Professor Henry Brunner was born in Rotterdam, the Netherlands, in 1956. He graduated from the University of Groningen Medical School in 1984, specialized in Clinical Genetics for four years (1984-1988) at Radboud University Medical Center in Nijmegen and was board certified in Clinical Genetics in 1988. He joined the Section of Clinical Genetics at the Institute of Human Genetics in Radboud University Nijmegen Medical Centre since 1988. In 1993, he earned a Ph.D. degree for his genetic studies in myotonic dystrophy. He became full Professor of Human Genetics and Head of the Institute of Human Genetics at Radboud University Medical Center in 1998. In 2014, he was also appointed Chairman of the Institute of Clinical Genetics at Maastricht University, the Netherlands. From 2004 to 2008, he was also Chancellor for Human Genetics, Pediatrics and Medical Psychology at Radboud University Nijmegen Medical Center.
Professor Brunner holds or has previously held many other responsibilities nationally and internationally. He is a member of the Scientific Advisory Board of the KNAW Hubrecht Laboratory at Utrecht and former Chairman of the Dutch National Organization for Scientific Research Committee for VICI career development grants, and the Quality Assurance Committee of the Dutch Clinical Genetic Society, and member of the Scientific Council of the Dutch Organization for Research of Neuromuscular diseases, the Core Assessment Committee for the Leiden UMC Science Review, the Board of Directors of the Dutch Society of Human Genetics and the Medical Sciences Fellowship Committee of the Dutch National Organization for Scientific Research.
At the international level, Professor Brunner serves as President of the European Society of Human Genetics, Co-Chairman of Diagnostics, International Rare Diseases Research Consortium, Joint Organizer of the European School of Medical Genetics and Member of the Board of Directors of the American Society of human Genetics and the Scientific Advisory Board of the Sydney Brenner Institute of Molecular Biology in Johannesburg, South Africa. He has also served as a member of the Executive Board of the European Society of Human Genetics, the Scientific Committee, Telethon, Italy, the Scientific Program Committee for the World Congress of Human Genetics, Brisbane, Australia, and the Jury for the Soderberg professorship of the Royal Swedish Academy of Sciences. He is also a member of the editorial boards of “Molecular Syndromology”, “Clinical Genetics” and “Journal of Medical Genetics” and former editorial board member of the “Netherlands Journal of Medicine” and “Clinical Syndromology.”
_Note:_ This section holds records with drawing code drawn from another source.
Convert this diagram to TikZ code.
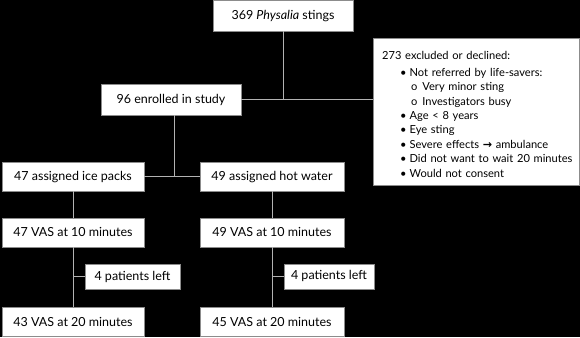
\documentclass[tikz,border=0pt]{standalone}
\usepackage{fontspec}
\setmainfont{Lato}
\newfontfamily\arrowfont{DejaVu Sans}
\usetikzlibrary{positioning}

\begin{document}
\begin{tikzpicture}[
        x=1pt, y=-1pt,
        font=\fontsize{12.5}{14.3}\selectfont,
        box/.style={
            rectangle,
            draw=gray!90,
            fill=white,
            inner sep=0pt,
            minimum width=142pt,
            minimum height=29pt,
            align=center
        },
        smallbox/.style={
            box,
            minimum width=92pt,
            minimum height=25pt
        },
        listbox/.style={
            box,
            minimum width=206pt,
            text width=188pt,
            text height=21pt,
            text depth=126pt,
            align=left,
            font=\fontsize{11.1}{14.4}\selectfont
        },
        link/.style={draw=gray!60, line width=0.8pt}
    ]

    \fill[black] (0,0) rectangle (580,337);

    \node (stings) [box, minimum width=140pt, minimum height=31pt] at (283,15.5) {369 \textit{Physalia} stings};
    \node (enrolled) [box, minimum width=140pt, minimum height=31pt] at (171,99.5) {96 enrolled in study};
    \node (excluded) [listbox, anchor=north west] at (373,38) {%
        \begin{tabular}[t]{@{\hspace{18pt}}l@{\hspace{3pt}}l@{}}
        \multicolumn{2}{@{}l@{}}{273 excluded or declined:}\\[2.5pt]
        \textbullet & Not referred by life-savers:\\
         & \hspace{1.5pt}o\hspace{5pt}Very minor sting\\
         & \hspace{1.5pt}o\hspace{5pt}Investigators busy\\
        \textbullet & Age \textless{} 8 years\\
        \textbullet & Eye sting\\
        \textbullet & Severe effects {\arrowfont\bfseries →} ambulance\\
        \textbullet & Did not want to wait 20 minutes\\
        \textbullet & Would not consent
        \end{tabular}};

    \node (ice) [box] at (73,176.5) {47 assigned ice packs};
    \node (hot) [box, minimum width=144pt] at (272,176.5) {49 assigned hot water};
    \node (iceten) [box] at (73,232) {47 VAS at 10 minutes};
    \node (hotten) [box, minimum width=144pt] at (272,232) {49 VAS at 10 minutes};
    \node (iceleft) [smallbox, minimum width=95pt] at (132.5,276.5) {4 patients left};
    \node (hotleft) [smallbox, minimum width=90pt] at (329,276) {4 patients left};
    \node (icetwenty) [box] at (73,321.5) {43 VAS at 20 minutes};
    \node (hottwenty) [box, minimum width=144pt] at (272,321.5) {45 VAS at 20 minutes};

    \coordinate (split) at (174,176.5);

    \draw [link] (stings) -- (stings |- enrolled);
    \draw [link] (enrolled) -- (excluded.west |- enrolled);
    \draw [link] (enrolled.south -| split) -- (split);
    \draw [link] (ice) -- (hot);
    \draw [link] (ice) -- (iceten);
    \draw [link] (hot) -- (hotten);
    \draw [link] (iceten) -- (icetwenty);
    \draw [link] (hotten) -- (hottwenty);
    \draw [link] (iceleft) -- (iceleft -| iceten);
    \draw [link] (hotleft) -- (hotleft -| hotten);

\end{tikzpicture}
\end{document}
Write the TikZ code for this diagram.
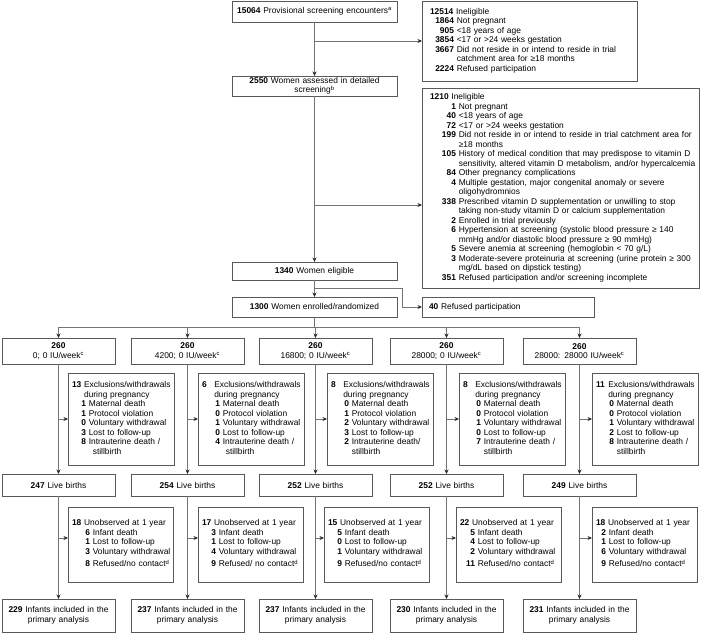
\documentclass[tikz,border=0pt]{standalone}
\usepackage{fontspec}
\setmainfont{Liberation Sans}
\usetikzlibrary{arrows.meta,calc}
\newcommand{\mynum}[2]{\makebox[#1][r]{\textbf{#2}}\ }
\newcommand{\myind}[1]{\hspace*{#1}\ }
\newcommand{\mytab}[1]{\begin{tabular}{@{}l@{}}#1\end{tabular}}
\newcommand{\myhead}[2]{\makebox[9.5pt][l]{\textbf{#1}}\ #2}
\begin{document}
\begin{tikzpicture}[x=1pt,y=-1pt,
  every node/.style={font=\fontsize{8.4}{9.5}\selectfont},
  bx/.style={draw=black!65, line width=0.7pt, anchor=north west, inner ysep=0pt, outer sep=0pt},
  cbx/.style={bx, align=center, inner xsep=2pt},
  lbx/.style={bx, align=left},
  tbox/.style={cbx, text width=109pt, minimum width=113pt},
  exbox/.style={lbx, inner xsep=4pt, text width=98pt, minimum width=106pt, minimum height=92pt},
  unbox/.style={lbx, inner xsep=4pt, text width=97pt, minimum width=105pt, minimum height=75pt},
  ln/.style={draw=black!55, line width=0.8pt},
  arr/.style={ln, -{Stealth[length=4.5pt, width=4pt, color=black!85]}}
]
\useasboundingbox (0,0) rectangle (715,636);

% main column
\node[cbx, text width=161pt, minimum width=165pt, minimum height=21pt] (b1) at (232,1) {\textbf{15064} Provisional screening encounters\textsuperscript{a}};
\node[cbx, text width=161pt, minimum width=165pt, minimum height=20pt] (b2) at (232,76) {\textbf{2550} Women assessed in detailed\\screening\textsuperscript{b}};
\node[cbx, text width=161pt, minimum width=165pt, minimum height=18pt] (b3) at (232,262) {\textbf{1340} Women eligible};
\node[cbx, text width=161pt, minimum width=165pt, minimum height=20pt] (b4) at (232,297) {\textbf{1300} Women enrolled/randomized};

% side boxes
\node[lbx, inner xsep=8pt, text width=199pt, minimum width=215pt, minimum height=80pt] (in1) at (422,1) {\mytab{%
\textbf{12514} Ineligible\\
\mynum{24pt}{1864}Not pregnant\\
\mynum{24pt}{905}<18 years of age\\
\mynum{24pt}{3854}<17 or >24 weeks gestation\\
\mynum{24pt}{3667}Did not reside in or intend to reside in trial\\
\myind{24pt}catchment area for ≥18 months\\
\mynum{24pt}{2224}Refused participation}};

\node[lbx, inner xsep=8pt, text width=261pt, minimum width=277pt, minimum height=200pt] (in2) at (422,88) {\mytab{%
\textbf{1210} Ineligible\\
\mynum{26pt}{1}Not pregnant\\
\mynum{26pt}{40}<18 years of age\\
\mynum{26pt}{72}<17 or >24 weeks gestation\\
\mynum{26pt}{199}Did not reside in or intend to reside in trial catchment area for\\
\myind{26pt}≥18 months\\
\mynum{26pt}{105}History of medical condition that may predispose to vitamin D\\
\myind{26pt}sensitivity, altered vitamin D metabolism, and/or hypercalcemia\\
\mynum{26pt}{84}Other pregnancy complications\\
\mynum{26pt}{4}Multiple gestation, major congenital anomaly or severe\\
\myind{26pt}oligohydromnios\\
\mynum{26pt}{338}Prescribed vitamin D supplementation or unwilling to stop\\
\myind{26pt}taking non-study vitamin D or calcium supplementation\\
\mynum{26pt}{2}Enrolled in trial previously\\
\mynum{26pt}{6}Hypertension at screening (systolic blood pressure ≥ 140\\
\myind{26pt}mmHg and/or diastolic blood pressure ≥ 90 mmHg)\\
\mynum{26pt}{5}Severe anemia at screening (hemoglobin < 70 g/L)\\
\mynum{26pt}{3}Moderate-severe proteinuria at screening (urine protein ≥ 300\\
\myind{26pt}mg/dL based on dipstick testing)\\
\mynum{26pt}{351}Refused participation and/or screening incomplete}};

\node[lbx, inner xsep=7pt, text width=158pt, minimum width=172pt, minimum height=20pt] (r40) at (422,297) {\textbf{40} Refused participation};

% treatment groups
\node[tbox, minimum height=26pt] (t1) at (2,338) {\textbf{260}\\0; 0 IU/week\textsuperscript{c}};
\node[tbox, minimum height=26pt] (t2) at (131,338) {\textbf{260}\\4200; 0 IU/week\textsuperscript{c}};
\node[tbox, minimum height=26pt] (t3) at (259,338) {\textbf{260}\\16800; 0 IU/week\textsuperscript{c}};
\node[tbox, minimum height=26pt] (t4) at (390,338) {\textbf{260}\\28000; 0 IU/week\textsuperscript{c}};
\node[tbox, minimum height=26pt] (t5) at (523,338) {\textbf{260}\\28000: 28000 IU/week\textsuperscript{c}};

% exclusions
\node[exbox] (e1) at (68,373) {\mytab{%
\textbf{13} Exclusions/withdrawals\\
\myind{9.3pt}during pregnancy\\
\mynum{14pt}{1}Maternal death\\
\mynum{14pt}{1}Protocol violation\\
\mynum{14pt}{0}Voluntary withdrawal\\
\mynum{14pt}{3}Lost to follow-up\\
\mynum{14pt}{8}Intrauterine death /\\
\myind{14pt}\hspace*{4pt}stillbirth}};
\node[exbox] (e2) at (198,373) {\mytab{%
\myhead{6}{Exclusions/withdrawals}\\
\myind{9.5pt}during pregnancy\\
\mynum{18pt}{1}Maternal death\\
\mynum{18pt}{0}Protocol violation\\
\mynum{18pt}{1}Voluntary withdrawal\\
\mynum{18pt}{0}Lost to follow-up\\
\mynum{18pt}{4}Intrauterine death /\\
\myind{18pt}\hspace*{3pt}stillbirth}};
\node[exbox] (e3) at (327,373) {\mytab{%
\myhead{8}{Exclusions/withdrawals}\\
\myind{9.5pt}during pregnancy\\
\mynum{18pt}{0}Maternal death\\
\mynum{18pt}{1}Protocol violation\\
\mynum{18pt}{2}Voluntary withdrawal\\
\mynum{18pt}{3}Lost to follow-up\\
\mynum{18pt}{2}Intrauterine death/\\
\myind{18pt}stillbirth}};
\node[exbox] (e4) at (459,373) {\mytab{%
\myhead{8}{Exclusions/withdrawals}\\
\myind{9.5pt}during pregnancy\\
\mynum{18pt}{0}Maternal death\\
\mynum{18pt}{0}Protocol violation\\
\mynum{18pt}{1}Voluntary withdrawal\\
\mynum{18pt}{0}Lost to follow-up\\
\mynum{18pt}{7}Intrauterine death /\\
\myind{18pt}stillbirth}};
\node[exbox] (e5) at (592,373) {\mytab{%
\myhead{11}{Exclusions/withdrawals}\\
\myind{9.5pt}during pregnancy\\
\mynum{18pt}{0}Maternal death\\
\mynum{18pt}{0}Protocol violation\\
\mynum{18pt}{1}Voluntary withdrawal\\
\mynum{18pt}{2}Lost to follow-up\\
\mynum{18pt}{8}Intrauterine death /\\
\myind{18pt}stillbirth}};

% live births
\node[tbox, minimum height=22pt] (l1) at (2,474) {\textbf{247} Live births};
\node[tbox, minimum height=22pt] (l2) at (131,474) {\textbf{254} Live births};
\node[tbox, minimum height=22pt] (l3) at (259,474) {\textbf{252} Live births};
\node[tbox, minimum height=22pt] (l4) at (390,474) {\textbf{252} Live births};
\node[tbox, minimum height=22pt] (l5) at (523,474) {\textbf{249} Live births};

% unobserved
\node[unbox] (u1) at (68,507) {\mytab{%
\textbf{18} Unobserved at 1 year\\
\mynum{18pt}{6}Infant death\\
\mynum{18pt}{1}Lost to follow-up\\
\mynum{18pt}{3}Voluntary withdrawal\\[2.5pt]
\mynum{18pt}{8}Refused/no contact\textsuperscript{d}}};
\node[unbox] (u2) at (198,507) {\mytab{%
\textbf{17} Unobserved at 1 year\\
\mynum{14pt}{3}Infant death\\
\mynum{14pt}{1}Lost to follow-up\\
\mynum{14pt}{4}Voluntary withdrawal\\[2.5pt]
\mynum{14pt}{9}Refused/ no contact\textsuperscript{d}}};
\node[unbox] (u3) at (324,507) {\mytab{%
\textbf{15} Unobserved at 1 year\\
\mynum{14pt}{5}Infant death\\
\mynum{14pt}{0}Lost to follow-up\\
\mynum{14pt}{1}Voluntary withdrawal\\[2.5pt]
\mynum{14pt}{9}Refused/no contact\textsuperscript{d}}};
\node[unbox] (u4) at (456,507) {\mytab{%
\textbf{22} Unobserved at 1 year\\
\mynum{15pt}{5}Infant death\\
\mynum{15pt}{4}Lost to follow-up\\
\mynum{15pt}{2}Voluntary withdrawal\\[2.5pt]
\mynum{15pt}{11}Refused/no contact\textsuperscript{d}}};
\node[unbox] (u5) at (592,507) {\mytab{%
\textbf{18} Unobserved at 1 year\\
\mynum{10pt}{2}Infant death\\
\mynum{10pt}{1}Lost to follow-up\\
\mynum{10pt}{6}Voluntary withdrawal\\[2.5pt]
\mynum{10pt}{9}Refused/no contact\textsuperscript{d}}};

% final
\node[tbox, minimum height=33pt] (f1) at (2,599) {\textbf{229} Infants included in the\\primary analysis};
\node[tbox, minimum height=33pt] (f2) at (131,599) {\textbf{237} Infants included in the\\primary analysis};
\node[tbox, minimum height=33pt] (f3) at (259,599) {\textbf{237} Infants included in the\\primary analysis};
\node[tbox, minimum height=33pt] (f4) at (390,599) {\textbf{230} Infants included in the\\primary analysis};
\node[tbox, minimum height=33pt] (f5) at (523,599) {\textbf{231} Infants included in the\\primary analysis};

% connectors
\draw[arr] (b1.south) -- (b2.north);
\draw[arr] (b1.south |- in1.west) -- (in1.west);
\draw[arr] (b2.south) -- (b3.north);
\coordinate (p2) at ([yshift=-17pt]in2.west);
\draw[arr] (b2.south |- p2) -- (p2);
\draw[arr] (b3.south) -- (b4.north);
\coordinate (k1) at ($(b3.south)!0.5!(b4.north)$);
\draw[arr] (k1) -| ([xshift=-20pt]r40.west) -- (r40.west);
\coordinate (sp) at ($(b4.south)+(0pt,-10pt)$);
\draw[ln] (b4.south) -- (sp);
\draw[ln] (t1.north |- sp) -- (t5.north |- sp);
\foreach \i in {1,...,5} {
  \draw[arr] (t\i.north |- sp) -- (t\i.north);
  \draw[arr] (t\i.south) -- (l\i.north);
  \draw[arr] (t\i.south |- e\i.west) -- (e\i.west);
  \draw[arr] (l\i.south) -- (f\i.north);
  \coordinate (q\i) at ([yshift=6.5pt]u\i.west);
  \draw[arr] (l\i.south |- q\i) -- (q\i);
}
\end{tikzpicture}
\end{document}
Professor Brunner is a distinguished molecular geneticist and a leader in the clinical delineation of a large number of rare genetic syndromes and the application of next generation sequencing technology in the clinic. Professors Brunner and Veltman and their groups carried out joint seminal studies using clinical genetic observations as the starting point for human molecular genetic investigations into such aspects as human behavior, skeletal development, brain development, neuromuscular disease, congenital malformations and gonadal development and function. Their pioneering studies, which are published in leading scientific journals have changed the lives of thousands of families worldwide and paved the way for more clinical applications of next generation genomic sequencing technology.
Professor Brunner’s accomplishments have been recognized by several awards including the Prize of the Dutch Organization for Research of Neuromuscular diseases, for research of myotonic dystrophy (1994); the Ben ter Haar Prize of the Clinical Genetics Society of the Netherlands for research in the field of clinical genetics (1995); the 2009 Frank Greenberg memorial lectureship at Baylor college of medicine, Houston USA; the Radboud Science Award (with Professor Joris Veltman), Radboud University Medical Center Nijmegen (2011) and the 2012 Royal College of Physicians, Edinburgh Endowed Lecture, Edinburgh UK.
Professors Brunner and Veltman were selected as winners in recognition of their prominent role in moving into clinical practice a novel method of analyzing DNA, referred to as next generation sequencing. This has greatly improved the way of identifying genes that cause disease in patients and families suspected of having an inherited disorder. They have also initiated strong international collaboration in both research and diagnostics. They have published widely in outstanding scientific journals and have been recognized by their peers as innovative scientists.